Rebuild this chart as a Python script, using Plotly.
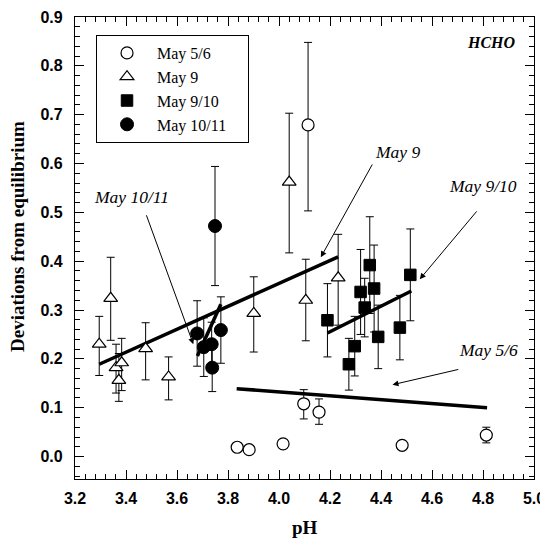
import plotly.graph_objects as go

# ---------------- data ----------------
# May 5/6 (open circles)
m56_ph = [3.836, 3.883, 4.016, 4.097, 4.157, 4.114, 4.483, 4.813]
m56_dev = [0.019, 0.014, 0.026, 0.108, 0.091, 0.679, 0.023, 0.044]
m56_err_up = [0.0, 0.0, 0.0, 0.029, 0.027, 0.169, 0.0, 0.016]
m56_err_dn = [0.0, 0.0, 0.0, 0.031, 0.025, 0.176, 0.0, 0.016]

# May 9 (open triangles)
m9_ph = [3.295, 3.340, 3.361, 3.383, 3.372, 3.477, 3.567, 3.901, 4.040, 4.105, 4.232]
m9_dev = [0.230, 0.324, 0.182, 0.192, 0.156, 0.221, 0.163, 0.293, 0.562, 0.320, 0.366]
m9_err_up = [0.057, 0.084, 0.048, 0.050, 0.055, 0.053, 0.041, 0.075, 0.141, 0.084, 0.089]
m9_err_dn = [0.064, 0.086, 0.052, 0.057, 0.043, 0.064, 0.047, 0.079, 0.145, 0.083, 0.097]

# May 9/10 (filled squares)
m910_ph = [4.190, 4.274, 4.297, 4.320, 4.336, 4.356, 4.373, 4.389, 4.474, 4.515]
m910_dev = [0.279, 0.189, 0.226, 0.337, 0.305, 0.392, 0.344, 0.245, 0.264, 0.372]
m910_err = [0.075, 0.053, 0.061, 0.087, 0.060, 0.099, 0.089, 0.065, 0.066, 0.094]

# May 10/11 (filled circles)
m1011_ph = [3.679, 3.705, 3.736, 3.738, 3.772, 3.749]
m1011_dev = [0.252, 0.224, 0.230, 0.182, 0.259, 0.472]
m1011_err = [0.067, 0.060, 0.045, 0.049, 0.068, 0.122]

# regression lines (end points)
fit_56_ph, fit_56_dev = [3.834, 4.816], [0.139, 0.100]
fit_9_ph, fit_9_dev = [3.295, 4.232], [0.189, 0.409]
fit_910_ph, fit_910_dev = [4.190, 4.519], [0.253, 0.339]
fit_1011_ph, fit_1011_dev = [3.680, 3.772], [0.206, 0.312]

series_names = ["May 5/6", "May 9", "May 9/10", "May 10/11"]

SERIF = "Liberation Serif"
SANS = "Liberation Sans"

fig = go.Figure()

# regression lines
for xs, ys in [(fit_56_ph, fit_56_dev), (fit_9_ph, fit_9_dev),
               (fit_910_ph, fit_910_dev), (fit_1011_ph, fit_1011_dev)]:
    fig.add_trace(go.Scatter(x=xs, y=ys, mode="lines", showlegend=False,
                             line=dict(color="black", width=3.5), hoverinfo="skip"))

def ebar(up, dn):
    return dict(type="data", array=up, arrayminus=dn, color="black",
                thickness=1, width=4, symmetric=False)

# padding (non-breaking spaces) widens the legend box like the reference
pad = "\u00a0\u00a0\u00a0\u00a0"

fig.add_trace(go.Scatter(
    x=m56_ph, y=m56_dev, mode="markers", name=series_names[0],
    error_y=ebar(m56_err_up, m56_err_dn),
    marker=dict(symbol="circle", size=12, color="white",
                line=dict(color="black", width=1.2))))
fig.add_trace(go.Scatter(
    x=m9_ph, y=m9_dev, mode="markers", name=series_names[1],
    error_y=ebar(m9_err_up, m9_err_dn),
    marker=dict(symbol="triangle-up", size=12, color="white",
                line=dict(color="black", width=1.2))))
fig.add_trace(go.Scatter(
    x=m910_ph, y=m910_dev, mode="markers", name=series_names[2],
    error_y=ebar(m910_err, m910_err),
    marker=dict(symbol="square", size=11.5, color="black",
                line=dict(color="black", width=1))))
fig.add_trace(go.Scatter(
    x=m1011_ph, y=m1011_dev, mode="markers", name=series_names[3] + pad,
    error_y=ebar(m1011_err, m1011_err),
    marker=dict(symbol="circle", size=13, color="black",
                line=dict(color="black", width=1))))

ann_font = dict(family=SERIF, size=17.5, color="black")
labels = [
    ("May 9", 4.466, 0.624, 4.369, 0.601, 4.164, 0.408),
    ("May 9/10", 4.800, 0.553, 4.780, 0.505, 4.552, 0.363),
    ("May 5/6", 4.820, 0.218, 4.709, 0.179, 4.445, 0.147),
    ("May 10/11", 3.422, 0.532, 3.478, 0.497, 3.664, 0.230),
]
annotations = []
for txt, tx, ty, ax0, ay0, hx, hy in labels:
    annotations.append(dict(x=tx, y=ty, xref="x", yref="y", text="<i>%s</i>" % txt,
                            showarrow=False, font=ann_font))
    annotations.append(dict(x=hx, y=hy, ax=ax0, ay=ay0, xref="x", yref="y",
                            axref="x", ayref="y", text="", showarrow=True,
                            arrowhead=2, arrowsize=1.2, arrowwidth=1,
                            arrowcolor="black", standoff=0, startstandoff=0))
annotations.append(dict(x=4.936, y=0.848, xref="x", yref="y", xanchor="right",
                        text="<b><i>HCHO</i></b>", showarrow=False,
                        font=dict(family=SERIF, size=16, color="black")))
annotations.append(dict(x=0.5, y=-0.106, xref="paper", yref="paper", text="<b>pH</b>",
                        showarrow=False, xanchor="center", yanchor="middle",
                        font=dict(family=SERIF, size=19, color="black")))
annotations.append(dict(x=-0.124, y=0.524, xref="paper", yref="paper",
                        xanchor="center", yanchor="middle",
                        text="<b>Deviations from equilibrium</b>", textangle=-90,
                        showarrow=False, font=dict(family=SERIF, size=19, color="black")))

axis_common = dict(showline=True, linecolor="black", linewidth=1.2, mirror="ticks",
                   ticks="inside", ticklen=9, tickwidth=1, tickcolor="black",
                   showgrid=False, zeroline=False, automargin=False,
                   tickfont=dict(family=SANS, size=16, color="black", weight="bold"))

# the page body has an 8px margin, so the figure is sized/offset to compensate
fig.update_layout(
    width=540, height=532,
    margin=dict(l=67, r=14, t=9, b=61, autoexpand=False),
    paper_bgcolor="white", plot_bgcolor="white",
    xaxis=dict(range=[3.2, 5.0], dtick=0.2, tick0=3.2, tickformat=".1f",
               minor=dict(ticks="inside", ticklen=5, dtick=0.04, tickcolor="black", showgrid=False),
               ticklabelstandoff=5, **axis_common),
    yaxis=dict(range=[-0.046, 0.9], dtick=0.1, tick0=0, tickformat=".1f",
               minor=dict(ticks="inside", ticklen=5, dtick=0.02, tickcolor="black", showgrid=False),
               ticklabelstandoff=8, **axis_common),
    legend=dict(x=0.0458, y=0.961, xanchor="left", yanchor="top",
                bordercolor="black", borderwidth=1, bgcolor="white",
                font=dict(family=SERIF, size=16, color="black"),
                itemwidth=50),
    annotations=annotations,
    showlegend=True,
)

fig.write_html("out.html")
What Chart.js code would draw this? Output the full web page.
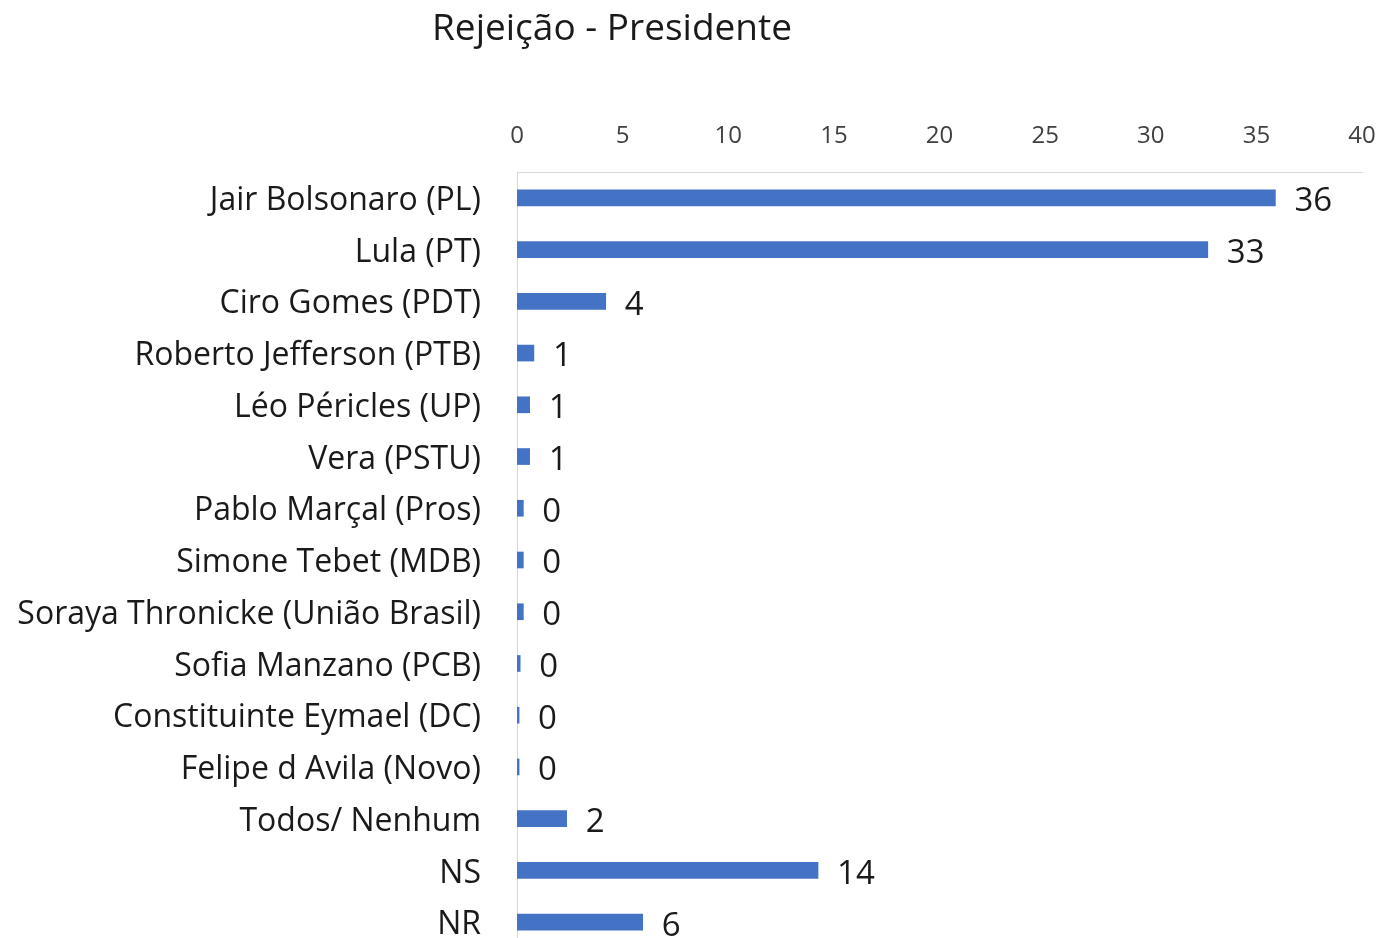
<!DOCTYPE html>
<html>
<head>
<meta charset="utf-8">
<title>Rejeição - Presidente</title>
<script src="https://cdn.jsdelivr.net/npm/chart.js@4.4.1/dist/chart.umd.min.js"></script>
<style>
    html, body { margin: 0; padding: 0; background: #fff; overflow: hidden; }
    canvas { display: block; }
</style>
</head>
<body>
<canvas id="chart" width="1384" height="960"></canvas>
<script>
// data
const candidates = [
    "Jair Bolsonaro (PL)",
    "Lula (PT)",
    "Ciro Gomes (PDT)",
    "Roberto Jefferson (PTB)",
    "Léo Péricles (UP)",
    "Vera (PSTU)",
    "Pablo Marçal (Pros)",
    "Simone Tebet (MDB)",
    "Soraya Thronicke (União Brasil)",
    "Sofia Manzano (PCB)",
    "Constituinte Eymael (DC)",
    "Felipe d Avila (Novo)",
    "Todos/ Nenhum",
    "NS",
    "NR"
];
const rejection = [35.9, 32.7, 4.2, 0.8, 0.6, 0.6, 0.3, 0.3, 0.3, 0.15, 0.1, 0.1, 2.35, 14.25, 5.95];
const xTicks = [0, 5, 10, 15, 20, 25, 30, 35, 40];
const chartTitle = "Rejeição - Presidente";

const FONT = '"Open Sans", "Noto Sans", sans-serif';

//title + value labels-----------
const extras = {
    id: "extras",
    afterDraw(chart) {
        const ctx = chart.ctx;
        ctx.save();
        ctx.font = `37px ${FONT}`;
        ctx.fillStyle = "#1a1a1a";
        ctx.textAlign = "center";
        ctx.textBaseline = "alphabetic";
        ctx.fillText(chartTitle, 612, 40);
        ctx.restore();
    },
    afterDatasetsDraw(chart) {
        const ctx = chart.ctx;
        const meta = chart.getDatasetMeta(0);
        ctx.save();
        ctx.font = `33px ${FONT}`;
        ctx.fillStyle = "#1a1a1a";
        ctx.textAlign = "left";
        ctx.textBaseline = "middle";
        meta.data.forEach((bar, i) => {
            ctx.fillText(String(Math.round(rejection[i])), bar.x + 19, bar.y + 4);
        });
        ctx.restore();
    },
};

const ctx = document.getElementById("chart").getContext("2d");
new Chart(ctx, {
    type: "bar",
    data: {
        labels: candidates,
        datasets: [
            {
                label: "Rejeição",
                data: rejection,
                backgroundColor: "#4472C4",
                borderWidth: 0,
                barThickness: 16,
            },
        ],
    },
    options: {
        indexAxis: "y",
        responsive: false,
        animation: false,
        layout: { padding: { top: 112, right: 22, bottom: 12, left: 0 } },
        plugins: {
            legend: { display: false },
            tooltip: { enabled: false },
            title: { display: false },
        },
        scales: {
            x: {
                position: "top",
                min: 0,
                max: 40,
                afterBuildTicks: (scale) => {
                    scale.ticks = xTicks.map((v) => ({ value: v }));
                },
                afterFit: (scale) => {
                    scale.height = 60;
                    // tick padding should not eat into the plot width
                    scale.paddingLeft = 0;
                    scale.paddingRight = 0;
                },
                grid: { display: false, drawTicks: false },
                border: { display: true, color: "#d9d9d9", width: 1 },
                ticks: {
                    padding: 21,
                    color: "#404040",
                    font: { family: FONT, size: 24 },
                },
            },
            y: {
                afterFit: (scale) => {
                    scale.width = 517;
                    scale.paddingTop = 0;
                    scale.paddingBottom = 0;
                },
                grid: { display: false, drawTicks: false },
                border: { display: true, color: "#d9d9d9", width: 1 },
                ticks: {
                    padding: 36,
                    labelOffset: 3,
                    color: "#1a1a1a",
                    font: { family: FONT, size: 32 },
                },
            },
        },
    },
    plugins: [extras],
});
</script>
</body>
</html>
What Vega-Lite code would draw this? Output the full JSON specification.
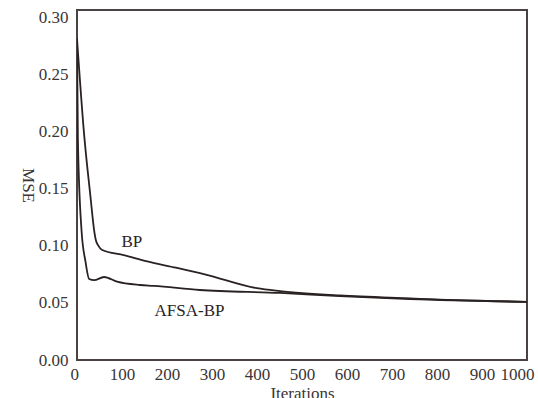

☆ ☆ ☆ ☆ ☆

Write down every line from the opening of the listing to the line with "m56_err_dn = [0.0, 0.0, 0.0, 0.031, 0.025, 0.176, 0.0, 0.016]", both included, and nothing else; the pictures are omitted.

WRITTEN ANSWER -
Rebuild this chart as a Python script, using Plotly.
import plotly.graph_objects as go

# ---------------- data ----------------
# May 5/6 (open circles)
m56_ph = [3.836, 3.883, 4.016, 4.097, 4.157, 4.114, 4.483, 4.813]
m56_dev = [0.019, 0.014, 0.026, 0.108, 0.091, 0.679, 0.023, 0.044]
m56_err_up = [0.0, 0.0, 0.0, 0.029, 0.027, 0.169, 0.0, 0.016]
m56_err_dn = [0.0, 0.0, 0.0, 0.031, 0.025, 0.176, 0.0, 0.016]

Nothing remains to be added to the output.